Problem to work on:
Transcribe the listing that follows in full, omitting pictures.
====== Raw data ======
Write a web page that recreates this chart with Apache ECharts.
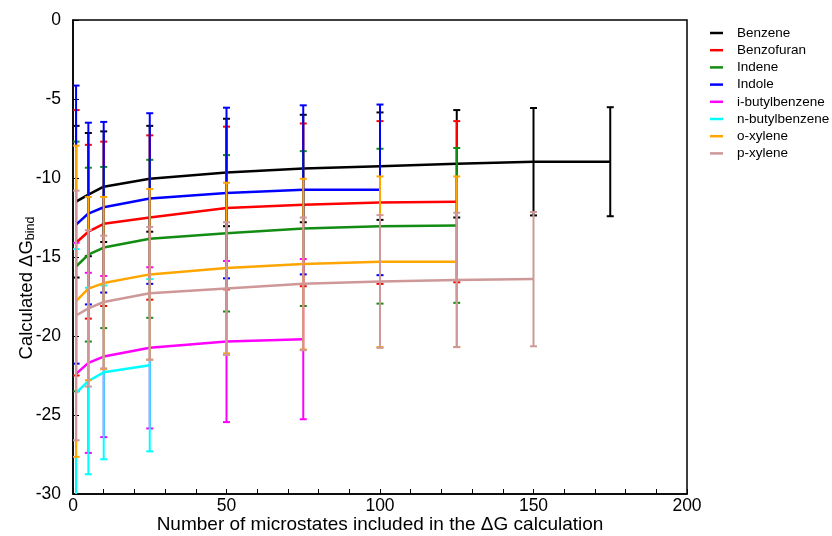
<!DOCTYPE html>
<html>
<head>
<meta charset="utf-8">
<script src="https://cdn.jsdelivr.net/npm/echarts@6/dist/echarts.min.js"></script>
<style>
html, body { margin: 0; padding: 0; background: #fff; }
#main { width: 832px; height: 536px; }
</style>
</head>
<body>
<div id="main"></div>
<script>
var xs = [1, 5, 10, 25, 50, 75, 100, 125, 150, 175];
var names = ['Benzene', 'Benzofuran', 'Indene', 'Indole', 'i-butylbenzene', 'n-butylbenzene', 'o-xylene', 'p-xylene'];
var colors = ['#000000', '#ff0000', '#128c12', '#0000ff', '#ff00ff', '#00ffff', '#ffa500', '#cf9898'];

var benzene = [-11.5, -11.05, -10.55, -10.05, -9.65, -9.4, -9.25, -9.1, -8.97, -8.97];
var benzeneErr = [4.8, 3.9, 3.5, 3.35, 3.4, 3.4, 3.4, 3.4, 3.4, 3.45];
var benzofuran = [-14.1, -13.4, -12.9, -12.5, -11.9, -11.7, -11.55, -11.5];
var benzofuranErr = [8.4, 5.5, 5.2, 5.2, 5.15, 5.15, 5.15, 5.1];
var indene = [-15.6, -14.85, -14.4, -13.85, -13.5, -13.2, -13.05, -13.0];
var indeneErr = [7.9, 5.5, 5.1, 5.0, 4.95, 4.9, 4.9, 4.9];
var indole = [-12.95, -12.25, -11.85, -11.3, -10.95, -10.75, -10.75];
var indoleErr = [8.8, 5.75, 5.4, 5.4, 5.4, 5.35, 5.4];
var ibutyl = [-22.4, -21.7, -21.3, -20.75, -20.35, -20.2];
var ibutylErr = [8.3, 5.7, 5.1, 5.1, 5.1, 5.07];
var nbutyl = [-23.6, -22.85, -22.3, -21.85];
var nbutylErr = [9.1, 5.9, 5.5, 5.45];
var oxylene = [-17.8, -17.0, -16.65, -16.1, -15.7, -15.45, -15.3, -15.3];
var oxyleneErr = [9.85, 5.8, 5.45, 5.4, 5.4, 5.4, 5.4, 5.4];
var pxylene = [-18.7, -18.25, -17.85, -17.3, -17.0, -16.7, -16.55, -16.45, -16.4];
var pxyleneErr = [7.9, 4.95, 4.2, 4.2, 4.2, 4.2, 4.2, 4.25, 4.25];

var means = [benzene, benzofuran, indene, indole, ibutyl, nbutyl, oxylene, pxylene];
var errs = [benzeneErr, benzofuranErr, indeneErr, indoleErr, ibutylErr, nbutylErr, oxyleneErr, pxyleneErr];

function errorBar(params, api) {
    var x = api.value(0);
    var lo = api.coord([x, api.value(1)]);
    var hi = api.coord([x, api.value(2)]);
    var w = 3.5;
    var style = { stroke: api.visual('color'), lineWidth: 2 };
    return {
        type: 'group',
        children: [
            { type: 'line', shape: { x1: lo[0], y1: lo[1], x2: hi[0], y2: hi[1] }, style: style },
            { type: 'line', shape: { x1: lo[0] - w, y1: lo[1], x2: lo[0] + w, y2: lo[1] }, style: style },
            { type: 'line', shape: { x1: hi[0] - w, y1: hi[1], x2: hi[0] + w, y2: hi[1] }, style: style }
        ]
    };
}

var series = [];
for (var i = 0; i < names.length; i++) {
    var line = [], bars = [];
    for (var j = 0; j < means[i].length; j++) {
        line.push([xs[j], means[i][j]]);
        bars.push([xs[j], means[i][j] - errs[i][j], means[i][j] + errs[i][j]]);
    }
    series.push({
        name: names[i],
        type: 'line',
        data: line,
        showSymbol: false,
        symbol: 'none',
        color: colors[i],
        lineStyle: { width: 2.5, color: colors[i] },
        z: 2 + i * 0.01
    });
    series.push({
        name: names[i],
        type: 'custom',
        data: bars,
        renderItem: errorBar,
        color: colors[i],
        clip: true,
        encode: { x: 0, y: [1, 2] },
        z: 2 + i * 0.01
    });
}

var font = 'Liberation Sans, Arial, sans-serif';
var myChart = echarts.init(document.getElementById('main'));
myChart.setOption({
    backgroundColor: '#fff',
    animation: false,
    textStyle: { fontFamily: font },
    grid: {
        left: 73, right: 145, top: 20, bottom: 42,
        outerBoundsMode: 'none',
        show: true, borderColor: '#000', borderWidth: 1.5
    },
    legend: {
        data: names,
        orient: 'vertical',
        left: 705, top: 21,
        icon: 'rect',
        itemWidth: 13, itemHeight: 2.5,
        itemGap: 3.2,
        textStyle: { fontSize: 13.5, color: '#000', lineHeight: 14, padding: [0, 0, 0, 9] }
    },
    xAxis: {
        type: 'value',
        min: 0, max: 200, interval: 10,
        name: 'Number of microstates included in the \u0394G calculation',
        nameLocation: 'middle',
        nameMoveOverlap: false,
        nameGap: 21,
        nameTextStyle: { fontSize: 19, color: '#000' },
        axisLine: { onZero: false, lineStyle: { color: '#000', width: 1.5 } },
        axisTick: { inside: true, length: 5, lineStyle: { color: '#000' } },
        axisLabel: {
            fontSize: 17.5, color: '#000', margin: 3,
            formatter: function (v) { return v % 50 === 0 ? String(v) : ''; }
        },
        splitLine: { show: false }
    },
    yAxis: {
        type: 'value',
        min: -30, max: 0, interval: 5,
        name: '{a|Calculated \u0394G}{b|bind}',
        nameLocation: 'middle',
        nameMoveOverlap: false,
        nameGap: 36,
        nameRotate: 90,
        nameTextStyle: {
            color: '#000',
            padding: [0, 62, 0, 0],
            rich: {
                a: { fontSize: 18.5, color: '#000', fontFamily: font },
                b: { fontSize: 12.5, color: '#000', verticalAlign: 'bottom', padding: [7, 0, 0, 0], fontFamily: font }
            }
        },
        axisLine: { onZero: false, lineStyle: { color: '#000', width: 1.5 } },
        axisTick: { inside: true, length: 6, lineStyle: { color: '#000' } },
        axisLabel: { fontSize: 17.5, color: '#000', margin: 12 },
        splitLine: { show: false }
    },
    series: series
});
</script>
</body>
</html>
======
Task solution:
Write a web page that recreates this chart with Apache ECharts.
<!DOCTYPE html>
<html>
<head>
<meta charset="utf-8">
<script src="https://cdn.jsdelivr.net/npm/echarts@6/dist/echarts.min.js"></script>
<style>
html, body { margin: 0; padding: 0; background: #fff; }
#main { width: 832px; height: 536px; }
</style>
</head>
<body>
<div id="main"></div>
<script>
var xs = [1, 5, 10, 25, 50, 75, 100, 125, 150, 175];
var names = ['Benzene', 'Benzofuran', 'Indene', 'Indole', 'i-butylbenzene', 'n-butylbenzene', 'o-xylene', 'p-xylene'];
var colors = ['#000000', '#ff0000', '#128c12', '#0000ff', '#ff00ff', '#00ffff', '#ffa500', '#cf9898'];

var benzene = [-11.5, -11.05, -10.55, -10.05, -9.65, -9.4, -9.25, -9.1, -8.97, -8.97];
var benzeneErr = [4.8, 3.9, 3.5, 3.35, 3.4, 3.4, 3.4, 3.4, 3.4, 3.45];
var benzofuran = [-14.1, -13.4, -12.9, -12.5, -11.9, -11.7, -11.55, -11.5];
var benzofuranErr = [8.4, 5.5, 5.2, 5.2, 5.15, 5.15, 5.15, 5.1];
var indene = [-15.6, -14.85, -14.4, -13.85, -13.5, -13.2, -13.05, -13.0];
var indeneErr = [7.9, 5.5, 5.1, 5.0, 4.95, 4.9, 4.9, 4.9];
var indole = [-12.95, -12.25, -11.85, -11.3, -10.95, -10.75, -10.75];
var indoleErr = [8.8, 5.75, 5.4, 5.4, 5.4, 5.35, 5.4];
var ibutyl = [-22.4, -21.7, -21.3, -20.75, -20.35, -20.2];
var ibutylErr = [8.3, 5.7, 5.1, 5.1, 5.1, 5.07];
var nbutyl = [-23.6, -22.85, -22.3, -21.85];
var nbutylErr = [9.1, 5.9, 5.5, 5.45];
var oxylene = [-17.8, -17.0, -16.65, -16.1, -15.7, -15.45, -15.3, -15.3];
var oxyleneErr = [9.85, 5.8, 5.45, 5.4, 5.4, 5.4, 5.4, 5.4];
var pxylene = [-18.7, -18.25, -17.85, -17.3, -17.0, -16.7, -16.55, -16.45, -16.4];
var pxyleneErr = [7.9, 4.95, 4.2, 4.2, 4.2, 4.2, 4.2, 4.25, 4.25];

var means = [benzene, benzofuran, indene, indole, ibutyl, nbutyl, oxylene, pxylene];
var errs = [benzeneErr, benzofuranErr, indeneErr, indoleErr, ibutylErr, nbutylErr, oxyleneErr, pxyleneErr];

function errorBar(params, api) {
    var x = api.value(0);
    var lo = api.coord([x, api.value(1)]);
    var hi = api.coord([x, api.value(2)]);
    var w = 3.5;
    var style = { stroke: api.visual('color'), lineWidth: 2 };
    return {
        type: 'group',
        children: [
            { type: 'line', shape: { x1: lo[0], y1: lo[1], x2: hi[0], y2: hi[1] }, style: style },
            { type: 'line', shape: { x1: lo[0] - w, y1: lo[1], x2: lo[0] + w, y2: lo[1] }, style: style },
            { type: 'line', shape: { x1: hi[0] - w, y1: hi[1], x2: hi[0] + w, y2: hi[1] }, style: style }
        ]
    };
}

var series = [];
for (var i = 0; i < names.length; i++) {
    var line = [], bars = [];
    for (var j = 0; j < means[i].length; j++) {
        line.push([xs[j], means[i][j]]);
        bars.push([xs[j], means[i][j] - errs[i][j], means[i][j] + errs[i][j]]);
    }
    series.push({
        name: names[i],
        type: 'line',
        data: line,
        showSymbol: false,
        symbol: 'none',
        color: colors[i],
        lineStyle: { width: 2.5, color: colors[i] },
        z: 2 + i * 0.01
    });
    series.push({
        name: names[i],
        type: 'custom',
        data: bars,
        renderItem: errorBar,
        color: colors[i],
        clip: true,
        encode: { x: 0, y: [1, 2] },
        z: 2 + i * 0.01
    });
}

var font = 'Liberation Sans, Arial, sans-serif';
var myChart = echarts.init(document.getElementById('main'));
myChart.setOption({
    backgroundColor: '#fff',
    animation: false,
    textStyle: { fontFamily: font },
    grid: {
        left: 73, right: 145, top: 20, bottom: 42,
        outerBoundsMode: 'none',
        show: true, borderColor: '#000', borderWidth: 1.5
    },
    legend: {
        data: names,
        orient: 'vertical',
        left: 705, top: 21,
        icon: 'rect',
        itemWidth: 13, itemHeight: 2.5,
        itemGap: 3.2,
        textStyle: { fontSize: 13.5, color: '#000', lineHeight: 14, padding: [0, 0, 0, 9] }
    },
    xAxis: {
        type: 'value',
        min: 0, max: 200, interval: 10,
        name: 'Number of microstates included in the \u0394G calculation',
        nameLocation: 'middle',
        nameMoveOverlap: false,
        nameGap: 21,
        nameTextStyle: { fontSize: 19, color: '#000' },
        axisLine: { onZero: false, lineStyle: { color: '#000', width: 1.5 } },
        axisTick: { inside: true, length: 5, lineStyle: { color: '#000' } },
        axisLabel: {
            fontSize: 17.5, color: '#000', margin: 3,
            formatter: function (v) { return v % 50 === 0 ? String(v) : ''; }
        },
        splitLine: { show: false }
    },
    yAxis: {
        type: 'value',
        min: -30, max: 0, interval: 5,
        name: '{a|Calculated \u0394G}{b|bind}',
        nameLocation: 'middle',
        nameMoveOverlap: false,
        nameGap: 36,
        nameRotate: 90,
        nameTextStyle: {
            color: '#000',
            padding: [0, 62, 0, 0],
            rich: {
                a: { fontSize: 18.5, color: '#000', fontFamily: font },
                b: { fontSize: 12.5, color: '#000', verticalAlign: 'bottom', padding: [7, 0, 0, 0], fontFamily: font }
            }
        },
        axisLine: { onZero: false, lineStyle: { color: '#000', width: 1.5 } },
        axisTick: { inside: true, length: 6, lineStyle: { color: '#000' } },
        axisLabel: { fontSize: 17.5, color: '#000', margin: 12 },
        splitLine: { show: false }
    },
    series: series
});
</script>
</body>
</html>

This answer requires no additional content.